Ash Wednesday,
March 1, 2017
Yesterday, I was
in the grocery store to purchase buttermilk pancake mix, blueberries, syrup and
sausages. Maybe she was just making idle conversation, but the grocery clerk
wondered aloud to me why they were selling a lot of pancake mix and pancake
fixings. “What’s going on? Is it some
sort of pancake day?” Well, I managed
to give her a very short liturgical lesson, explaining that it was Pancake Tuesday which marks the beginning
of Lent with Ash Wednesday. I’m not sure that she was much the wiser nor
probably cared all that much. Lent seemed to have no meaning for her.
I would argue that
Lent is about far more than just pancakes on Fat Tuesday (Mardi Gras) – a symbolic
gesture to use up the rich baking ingredients like butter, eggs, and fat before
the season of fasting and prayer begins. Therefore, Mari Gras has become an
excessive, everything-goes festival in some places. One website describes it
this way: “Lent is a time of fasting and
penance in preparation for Easter. Carnival, then, can rightly be seen as the
indulgence before the fast. It is one last “binge” before having to give
something up for 40 days… In general, Mardi Gras revelers engage in a binge of
sinning before a time of consecration to God. The celebration of Mardi Gras
fosters the notion that you can do whatever you want on Fat Tuesday, as long as
you show up in church on Ash Wednesday. It’s the bender before the benediction,”
(Gotquestions?.org)
I have never been
very much into the whole idea of giving something up for Lent. At its best, it
is a well-intentioned gesture to symbolize personal sacrifice, fasting,
spirituality and acts as a small reminder of our walk with our crucified Lord.
But giving up chocolate or coffee, for example, seems pretty small potatoes in
the development of our discipleship and spirituality.
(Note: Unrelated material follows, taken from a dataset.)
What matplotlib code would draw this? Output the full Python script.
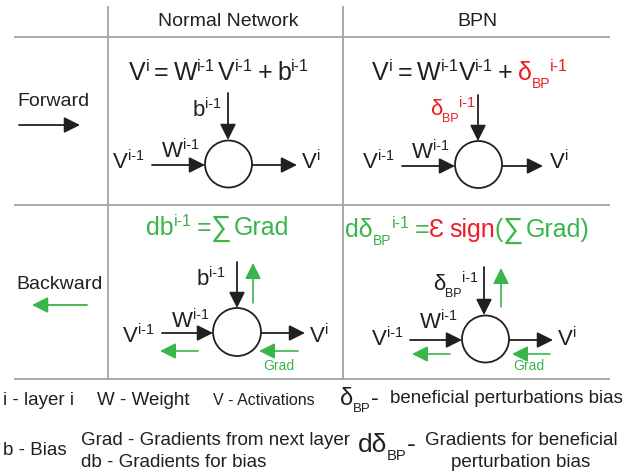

Don’t get me wrong. Certainly, there are plenty of
bad habits that one could give up. The Seven Deadly Sins covers that: envy,
gluttony, greed or avarice, lust, pride, sloth, and wrath in all their variant
and sometimes subtle forms. Now we’re talking big leagues!
But I have always
been an advocate that even if one is going to give something up for Lent that perhaps
we should also consider taking up some new habit for good, volunteer for some
good cause, do some random deeds of kindness, give a helping hand, or do something
extra for someone. There is an implied “sacrifice” in this as one gives up
time, energy, and one’s self for something good and honourable. One also doesn’t
have time to do any of the bad stuff that tempts and intrigues us. “Do not be overcome by evil, but overcome
evil with good,” (Romans 12: 21).
Easier said than
done, but hey, we now have six weeks in which to work it out. We have Jesus from
whom to take our cues and find a super model for our Lenten living. We are called to exercise our faith and practice
unselfishly our liturgy of love, compassion, grace, mercy and forgiveness, to
pick up our crosses and follow Jesus, “so
that you may live a life worthy of the Lord and please him in every way:
bearing fruit in every good work, growing in the knowledge of God,”
(Colossians 1:10).
The thoughtful and
beneficial season of Lent begins today. So, let’s give it up for Lent!